Right, but… how do we get sociopaths to play nice in the comments section if they can say anything they want without repercussions?

The general answer is that we encourage social behavior online in exactly the way we encourage it offline: social norms and peer pressure. We can build social tools into our online systems, just like we already do. A simple example is the “flag this” link on many commenting systems. Let’s teach people to click it when they mean “this is a useless post by troll.” Collaborative moderation systems — such as “rate this post” features of all kinds — work similarly.

Collaborative moderation is a really big, important topic, and I’ll write more about it later. There are voting systems of all kinds, and the details matter. Compare Slashdot versus Digg versus Reddit. But all of these systems rate comments, not users, and I think this makes them weaker than they could be at suppressing trolls and spam. Identities matter, because identities have reputations.

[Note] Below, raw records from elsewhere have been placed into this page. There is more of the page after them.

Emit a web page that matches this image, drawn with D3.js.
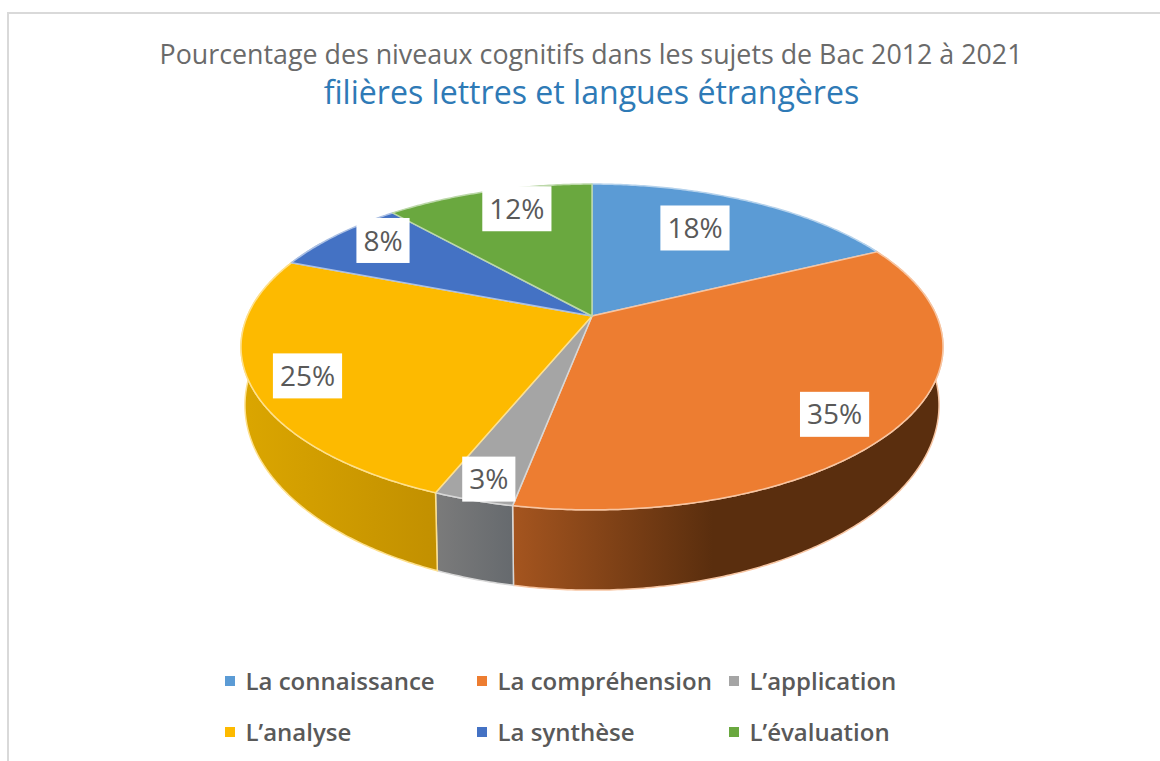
<!DOCTYPE html>
<html><head><meta charset="utf-8">
<script src="https://cdn.jsdelivr.net/npm/d3@7"></script>
<style>html,body{margin:0;padding:0;background:#fff}svg{display:block}text{font-family:"Open Sans",sans-serif}</style>
</head><body><svg id="c" width="1160" height="761"></svg>
<script>
const titleLine1 = "Pourcentage des niveaux cognitifs dans les sujets de Bac 2012 à 2021";
const titleLine2 = "filières lettres et langues étrangères";
const categories = ["La connaissance","La compréhension","L’application","L’analyse","La synthèse","L’évaluation"];
const values = [17.7,35.3,3.1,24.8,7.6,11.5];
const topColors = ["#5b9bd5","#ed7d31","#a5a5a5","#fdba00","#4472c4","#6aa83f"];
const wallStops = [["#5b9bd5","#3d6d99"],["#a5551f","#5a2e0e"],["#7b7b7b","#666a6e"],["#dba600","#c29000"],["#2f5597","#2f5597"],["#4e7a2e","#4e7a2e"]];
const labelRadius = [.711,.842,.903,.848,.852,.824];
const labelTurn = [-3.8,4.4,-.3,-1.4,3.5,3];

const svg = d3.select("#c");
// chart frame
svg.append("path").attr("d","M8 761V13H1160").attr("fill","none").attr("stroke","#d9d9d9").attr("stroke-width",2);

// perspective projection of the pie disc (upper face and lower face of the cylinder)
const cx=592, k=.19;
const upper={cy:316,A:344.6,B:157}, lower={cy:370,A:340.7,B:178.3};
function project(face,theta,r=1){
  const u=r*Math.sin(theta), c=r*Math.cos(theta), w=1+k*c;
  return [cx+face.A*u/w, face.cy-face.B*c/w];
}
const rimTop=(t,r)=>project(upper,t,r), rimBottom=t=>project(lower,t);
const pie=d3.pie().sort(null).startAngle(0).endAngle(2*Math.PI);
const arcs=pie(values);
const color=d3.scaleOrdinal(categories,topColors);
const tint=i=>d3.interpolateRgb(topColors[i],"#fff")(.55);
const line=d3.line();
const samples=(a,b)=>{const n=Math.max(2,Math.ceil((b-a)/.01));return d3.range(n+1).map(i=>a+(b-a)*i/n);};

// gradients
const defs=svg.append("defs");
const wallMin=60*Math.PI/180, wallMax=300*Math.PI/180;
const walls=arcs.map((d,i)=>({i,a:Math.max(d.startAngle,wallMin),b:Math.min(d.endAngle,wallMax)})).filter(d=>d.b>d.a);
walls.forEach(d=>{
  const xs=samples(d.a,d.b).map(t=>rimTop(t)[0]);
  const x1=d3.min(xs),x2=d3.max(xs);
  const g=defs.append("linearGradient").attr("id","w"+d.i).attr("gradientUnits","userSpaceOnUse")
    .attr("x1",x1).attr("x2",d.i===1?x1+200:x2).attr("y1",0).attr("y2",0);
  g.append("stop").attr("offset",0).attr("stop-color",wallStops[d.i][0]);
  g.append("stop").attr("offset",1).attr("stop-color",wallStops[d.i][1]);
});
// side walls
svg.append("g").selectAll("path").data(walls).join("path")
  .attr("d",d=>{
    const ang=samples(d.a,d.b);
    return line(ang.map(t=>rimTop(t)).concat(ang.slice().reverse().map(t=>rimBottom(t))))+"Z";
  })
  .attr("fill",d=>`url(#w${d.i})`)
  .attr("stroke",d=>tint(d.i))
  .attr("stroke-width",1.5);
// top surface
svg.append("g").selectAll("path").data(arcs).join("path")
  .attr("d",d=>{
    const pts=[[cx,316]].concat(samples(d.startAngle,d.endAngle).map(t=>rimTop(t)));
    return line(pts)+"Z";
  })
  .attr("fill",(d,i)=>color(categories[i]))
  .attr("stroke",(d,i)=>tint(i))
  .attr("stroke-width",1.5).attr("stroke-linejoin","round");

// data labels
const fmt=d3.format(".0f");
const lab=svg.append("g").selectAll("g").data(arcs).join("g").attr("transform",(d,i)=>{
  const mid=(d.startAngle+d.endAngle)/2+labelTurn[i]*Math.PI/180;
  return `translate(${rimTop(mid,labelRadius[i])})`;
});
const labelFont=28;
lab.append("text").text(d=>fmt(d.value)+"%").attr("text-anchor","middle").attr("dy",".36em")
  .attr("font-size",labelFont).attr("fill","#595959");
lab.insert("rect","text").each(function(){
  const w=this.parentNode.querySelector("text").getComputedTextLength()+14;
  d3.select(this).attr("x",-w/2).attr("width",w).attr("y",-22.5).attr("height",45).attr("fill","#fff");
});

// titles
svg.append("text").attr("x",591).attr("y",64).attr("text-anchor","middle").attr("font-size",26.8).attr("fill","#6a6a6a").text(titleLine1);
svg.append("text").attr("x",591.5).attr("y",104).attr("text-anchor","middle").attr("font-size",32.1).attr("fill","#2e7ab6").text(titleLine2);

// legend
const legendX=d3.scalePoint().domain([0,1,2]).range([230,734]);
const legendY=d3.scalePoint().domain([0,1]).range([681,732]);
const leg=svg.append("g").selectAll("g").data(categories).join("g")
  .attr("transform",(d,i)=>`translate(${legendX(i%3)},${legendY(Math.floor(i/3))})`);
leg.append("rect").attr("x",-5).attr("y",-5).attr("width",10).attr("height",10).attr("fill",d=>color(d));
leg.append("text").attr("x",15.5).attr("dy",".36em").attr("font-size",24).attr("font-weight",600).attr("fill","#595959").text(d=>d);
</script></body></html>
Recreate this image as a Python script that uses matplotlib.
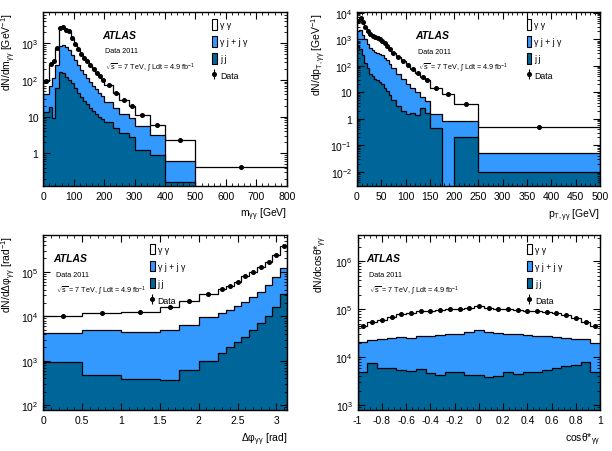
import numpy as np
import matplotlib
matplotlib.use('Agg')
import matplotlib.pyplot as plt
from matplotlib.patches import Patch
from matplotlib.lines import Line2D
from matplotlib.legend_handler import HandlerTuple
from matplotlib.ticker import FuncFormatter, AutoMinorLocator, LogLocator, MultipleLocator

plt.rcParams['font.family'] = ['Liberation Sans', 'DejaVu Sans']
plt.rcParams['mathtext.fontset'] = 'custom'
plt.rcParams['mathtext.rm'] = 'Liberation Sans'
plt.rcParams['mathtext.it'] = 'Liberation Sans:italic'
plt.rcParams['mathtext.bf'] = 'Liberation Sans:bold'

# ---- m_gg ----
mgg_edges = [0, 20, 30, 40, 50, 60, 70, 80, 90, 100, 110, 120, 130, 140, 150, 160,
             170, 180, 190, 200, 230, 250, 280, 300, 350, 400, 500, 800]
mgg_total = [92, 280, 330, 750, 2600, 2800, 2300, 2100, 1400, 950, 680, 500, 400, 320,
             250, 200, 155, 125, 100, 72, 45, 28, 20, 11.3, 5.9, 2.3, 0.42]
mgg_bkg = [42, 70, 110, 250, 850, 900, 780, 650, 470, 340, 250, 190, 145, 115, 90, 70,
           56, 45, 37, 25, 17, 12, 9, 5.7, 3.2, 0.6, 0]
mgg_jj = [13, 18, 9, 60, 160, 150, 120, 100, 80, 60, 45, 35, 27, 22, 17, 14, 11.5,
          9.5, 8.5, 7, 5, 3.6, 2.8, 1.2, 0.9, 0.16, 0]

# ---- pT_gg ----
pt_edges = [0, 5, 10, 15, 20, 25, 30, 35, 40, 45, 50, 55, 60, 65, 70, 80, 90, 100,
            110, 120, 130, 140, 150, 175, 200, 250, 500]
pt_total = [5000, 6500, 4500, 3000, 2100, 1600, 1350, 1200, 1100, 1000, 850, 700, 550,
            420, 300, 210, 150, 110, 75, 52, 38, 28, 14, 8.5, 3.5, 0.5]
pt_bkg = [2000, 2300, 1500, 1000, 650, 480, 400, 330, 300, 280, 250, 200, 160, 120, 80,
          50, 32, 20, 14, 10, 6.5, 4.5, 1.5, 0.85, 0.8, 0.05]
pt_jj = [550, 450, 250, 130, 80, 50, 40, 32, 28, 25, 20, 15, 11, 8, 5, 3, 2, 1.5, 1.6,
         1.4, 2.5, 1.6, 0.45, 0, 0.2, 0.01]

# ---- delta phi ----
dphi_edges = [0, 0.5, 1.0, 1.5, 1.75, 2.0, 2.25, 2.35, 2.45, 2.55, 2.65, 2.75, 2.85,
              2.95, 3.05, np.pi]
dphi_total = [10300, 11900, 12700, 16200, 22000, 31000, 41000, 49000, 60000, 80000,
              100000, 130000, 170000, 240000, 390000]
dphi_bkg = [4200, 4800, 4400, 5000, 6500, 9500, 12000, 14000, 17000, 21000, 27000,
            35000, 50000, 75000, 125000]
dphi_jj = [920, 480, 390, 360, 630, 1000, 1500, 2000, 2700, 3500, 5000, 7000, 10000,
           16000, 32000]

# ---- cos theta* ----
cos_edges = np.linspace(-1, 1, 26)
cos_total = [45000, 53000, 60000, 70000, 78000, 85000, 90000, 93000, 95000, 100000,
             103000, 108000, 115000, 108000, 103000, 100000, 96000, 93000, 92000,
             88000, 82000, 75000, 66000, 55000, 44000]
cos_bkg = [21000, 23000, 24000, 25000, 26000, 25500, 27000, 28000, 29000, 30000, 31000,
           33000, 36000, 34000, 32000, 31000, 30000, 29000, 28000, 27000, 26000, 25000,
           24000, 23500, 20000]
cos_jj = [5000, 7400, 6000, 5800, 5500, 5200, 5600, 4600, 4200, 5000, 4800, 4300, 4200,
          3900, 4100, 4800, 4400, 4800, 5000, 5500, 6000, 6500, 7000, 7800, 4800]

light = '#3399ff'
dark = '#006699'


def logfmt(v, pos):
    n = int(round(np.log10(v)))
    if n == 0:
        return '1'
    if n == 1:
        return '10'
    return r'$10^{%d}$' % n


def panel(ax, edges, total, bkg, jj, ylim):
    edges = np.asarray(edges, float)
    floor = ylim[0] * 1e-3
    for vals, col in [(total, 'white'), (bkg, light), (jj, dark)]:
        v = np.clip(np.asarray(vals, float), floor, None)
        ax.stairs(v, edges, baseline=floor, fill=True, color=col, lw=0)
        ax.stairs(v, edges, baseline=floor, color='k', lw=0.9)
    centers = 0.5 * (edges[1:] + edges[:-1])
    ax.plot(centers, total, 'o', color='k', ms=2.6, zorder=5)
    ax.set_yscale('log')
    ax.set_xlim(edges[0], edges[-1])
    ax.set_ylim(*ylim)
    ax.yaxis.set_major_locator(LogLocator(base=10))
    ax.yaxis.set_minor_locator(LogLocator(base=10, subs=np.arange(2, 10)))
    ax.yaxis.set_major_formatter(FuncFormatter(logfmt))
    ax.tick_params(which='both', direction='in', top=True, right=True, labelsize=7.5)
    ax.tick_params(which='major', length=5, width=0.8)
    ax.tick_params(which='minor', length=2.5, width=0.6)
    for s in ax.spines.values():
        s.set_linewidth(1.0)


def texts(ax, x, y, lx, ly):
    ax.text(x, y, 'ATLAS', transform=ax.transAxes, fontsize=7.5, weight='bold',
            style='italic', va='center')
    ax.text(x + 0.013, y - 0.093, 'Data 2011', transform=ax.transAxes, fontsize=5.2,
            va='center')
    ax.text(x + 0.013, y - 0.183, r'$\sqrt{\mathrm{s}}$ = 7 TeV, $\int$ Ldt = 4.9 fb$^{-1}$',
            transform=ax.transAxes, fontsize=5.2, va='center')
    dot = Line2D([0], [0], marker='o', color='k', ms=2.6, lw=0)
    bar = Line2D([0], [0], marker='|', color='k', ms=7, lw=0, mew=0.8)
    handles = [Patch(facecolor='white', edgecolor='k', lw=0.8),
               Patch(facecolor=light, edgecolor='k', lw=0.8),
               Patch(facecolor=dark, edgecolor='k', lw=0.8),
               (bar, dot)]
    ax.legend(handles, ['γ γ', 'γ j + j γ', 'j j', 'Data'], loc='upper left',
              bbox_to_anchor=(lx, ly), frameon=False, fontsize=6.3,
              handlelength=0.55, handleheight=1.45, handletextpad=0.35,
              labelspacing=0.75, borderpad=0,
              handler_map={tuple: HandlerTuple(ndivide=1, pad=0)})


fig = plt.figure(figsize=(6.12, 4.52), dpi=100)

ax1 = fig.add_axes([0.0708, 0.587, 0.3977, 0.3836])
panel(ax1, mgg_edges, mgg_total, mgg_bkg, mgg_jj, (0.13, 7000))
ax1.xaxis.set_major_locator(MultipleLocator(100))
ax1.xaxis.set_minor_locator(AutoMinorLocator(5))
ax1.set_xlabel(r'm$_{\mathrm{γγ}}$ [GeV]', loc='right', fontsize=7.5)
ax1.set_ylabel(r'dN/dm$_{\mathrm{γγ}}$ [GeV$^{-1}$]', loc='top', fontsize=7.5)
texts(ax1, 0.24, 0.87, 0.675, 0.985)

ax2 = fig.add_axes([0.5833, 0.5856, 0.397, 0.385])
panel(ax2, pt_edges, pt_total, pt_bkg, pt_jj, (0.0028, 10500))
ax2.xaxis.set_major_locator(MultipleLocator(50))
ax2.xaxis.set_minor_locator(AutoMinorLocator(5))
ax2.set_xlabel(r'p$_{\mathrm{T,γγ}}$ [GeV]', loc='right', fontsize=7.5)
ax2.set_ylabel(r'dN/dp$_{\mathrm{T,γγ}}$ [GeV$^{-1}$]', loc='top', fontsize=7.5)
texts(ax2, 0.24, 0.87, 0.68, 0.985)

ax3 = fig.add_axes([0.0708, 0.0907, 0.3987, 0.387])
panel(ax3, dphi_edges, dphi_total, dphi_bkg, dphi_jj, (78, 6.7e5))
ax3.xaxis.set_major_locator(MultipleLocator(0.5))
ax3.xaxis.set_minor_locator(AutoMinorLocator(5))
ax3.xaxis.set_major_formatter(FuncFormatter(lambda v, p: '%g' % v))
ax3.set_xlabel(r'Δφ$_{\mathrm{γγ}}$ [rad]', loc='right', fontsize=7.5)
ax3.set_ylabel(r'dN/dΔφ$_{\mathrm{γγ}}$ [rad$^{-1}$]', loc='top', fontsize=7.5)
texts(ax3, 0.04, 0.87, 0.418, 0.975)

ax4 = fig.add_axes([0.5845, 0.0907, 0.396, 0.387])
panel(ax4, cos_edges, cos_total, cos_bkg, cos_jj, (790, 3.5e6))
ax4.xaxis.set_major_locator(MultipleLocator(0.2))
ax4.xaxis.set_minor_locator(AutoMinorLocator(4))
ax4.xaxis.set_major_formatter(FuncFormatter(lambda v, p: '%g' % round(v, 2)))
ax4.set_xlabel(r'cosθ*$_{\mathrm{γγ}}$', loc='right', fontsize=7.5)
ax4.set_ylabel(r'dN/dcosθ*$_{\mathrm{γγ}}$', loc='top', fontsize=7.5)
texts(ax4, 0.035, 0.87, 0.68, 0.975)

for ax in (ax1, ax3):
    ax.yaxis.set_label_coords(-0.105, 1.0)
for ax in (ax2, ax4):
    ax.yaxis.set_label_coords(-0.12, 1.0)

fig.savefig('out.png', dpi=100)
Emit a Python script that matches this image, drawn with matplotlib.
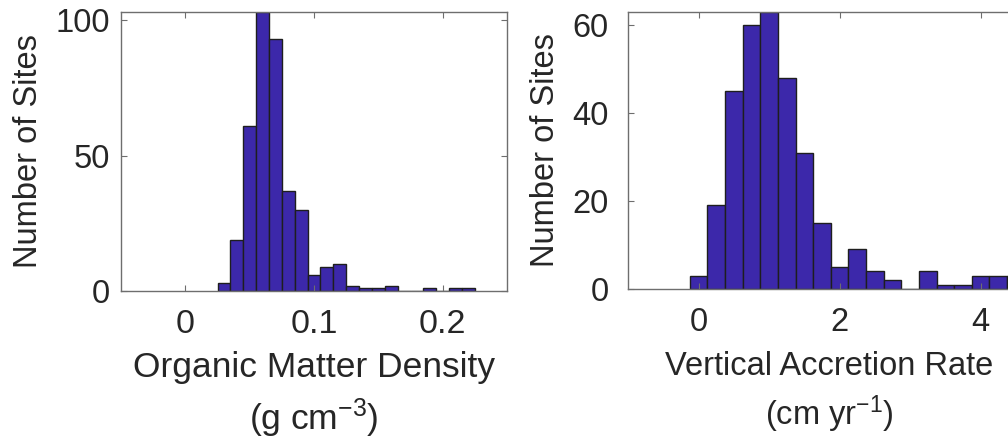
import matplotlib
matplotlib.use("Agg")
import matplotlib.pyplot as plt
import numpy as np

# ---- data ----
om_centers = [0.03, 0.04, 0.05, 0.06, 0.07, 0.08, 0.09, 0.10, 0.11, 0.12,
              0.13, 0.14, 0.15, 0.16, 0.17, 0.18, 0.19, 0.20, 0.21, 0.22]
om_counts = [3, 19, 61, 103, 93, 37, 30, 6, 9, 10, 2, 1, 1, 2, 0, 0, 1, 0, 1, 1]
om_width = 0.01

var_centers = [0.0, 0.25, 0.5, 0.75, 1.0, 1.25, 1.5, 1.75, 2.0, 2.25,
               2.5, 2.75, 3.0, 3.25, 3.5, 3.75, 4.0, 4.25, 4.5]
var_counts = [3, 19, 45, 60, 63, 48, 31, 15, 5, 9, 4, 2, 0, 4, 1, 1, 3, 3, 3]
var_width = 0.25

om_xticks = [0, 0.1, 0.2]
om_xticklabels = ["0", "0.1", "0.2"]
om_yticks = [0, 50, 100]
var_xticks = [0, 2, 4]
var_yticks = [0, 20, 40, 60]

ylabel = "Number of Sites"
om_xlabel = "Organic Matter Density\n(g cm$^{-3}$)"
var_xlabel = "Vertical Accretion Rate\n(cm yr$^{-1}$)"

plt.rcParams['font.family'] = ['Liberation Sans', 'DejaVu Sans']
plt.rcParams['mathtext.default'] = 'regular'
plt.rcParams['font.size'] = 23.5

W, H = 1008, 441
fig = plt.figure(figsize=(W / 100, H / 100), dpi=100)

def px_axes(x0, y_bottom, w, h):
    return fig.add_axes([x0 / W, (H - y_bottom) / H, w / W, h / H])

face = '#3c28aa'
edge = '#1e1e1e'
spine_col = '#6e6e6e'
text_col = '#262626'

def style(ax, ypad):
    for s in ax.spines.values():
        s.set_color(spine_col)
        s.set_linewidth(1.0)
    ax.tick_params(direction='in', top=True, right=True, length=4,
                   width=0.8, color=spine_col, labelcolor=text_col)
    ax.tick_params(axis='x', pad=13)
    ax.tick_params(axis='y', pad=ypad)

ax1 = px_axes(121, 291, 386, 279)
ax1.bar(om_centers, om_counts, width=om_width, color=face, edgecolor=edge,
        linewidth=1.0, align='center')
ax1.set_xlim(-0.05, 0.25)
ax1.set_ylim(0, 103)
ax1.set_xticks(om_xticks)
ax1.set_xticklabels(om_xticklabels, fontsize=24.5)
ax1.set_yticks(om_yticks)
style(ax1, 8)
ax1.set_ylabel(ylabel, color=text_col, labelpad=8)
ax1.set_xlabel(om_xlabel, color=text_col, labelpad=8, linespacing=1.36,
               fontsize=25.5)

ax2 = px_axes(628, 289, 402, 277)
ax2.bar(var_centers, var_counts, width=var_width, color=face, edgecolor=edge,
        linewidth=1.0, align='center')
ax2.set_xlim(-1, 4.7)
ax2.set_ylim(0, 63)
ax2.set_xticks(var_xticks)
ax2.set_yticks(var_yticks)
style(ax2, 14)
ax2.set_ylabel(ylabel, color=text_col, labelpad=8)
ax2.set_xlabel(var_xlabel, color=text_col, labelpad=9, linespacing=1.38)

fig.savefig("out.png", dpi=100, facecolor='white')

Reputation is an expectation about how an identity will behave. It is built up over time. Crucially, a throw-away “anonymous” identity doesn’t have it. That’s why systems based on reputation in various forms work to produce social behavior. There are “currency” systems like StackOverflow‘s karma where one user can give another credit for answering a question. There are voting systems such as the Huffington Post‘s “I’m a fan of (comment poster)” which are designed to identity trustworthy users. Even Twitter Lists are a form of reputation system, where one user can choose to continuously rebroadcast someone else’s tweets.

And in the context of online discussion, you use reputation to direct attention.

That’s what filtering is: directing attention. And this is how you deal with trolls without restricting freedom of speech: you build collaborative filters based on reputation. Reputation is powerful precisely because it predicts behavior. New or “anonymous” identities would have no reputation and thus command little attention (at least until they said a few interesting things) while repeat offenders would sink to the bottom. Trolls would still exist, but they simply wouldn’t be heard.

NB, none of this requires tying online identities to corporeal people. Rather than being frightened of anonymity and multiple identities, I think we need to embrace them. We need to trust that we can evolve the right mixes of software and norms so that collaboration overwhelms vandalism, just as Wikipedia did. This field is mostly unexplored. We need to learn how identity relates to trust and reputation and action. And we need to think of social software as architecture, a space that shapes and channels the behavior of the people in it.

Simply trying to make it impossible to do anything bad will destroy much that is great about the internet. And it lacks imagination.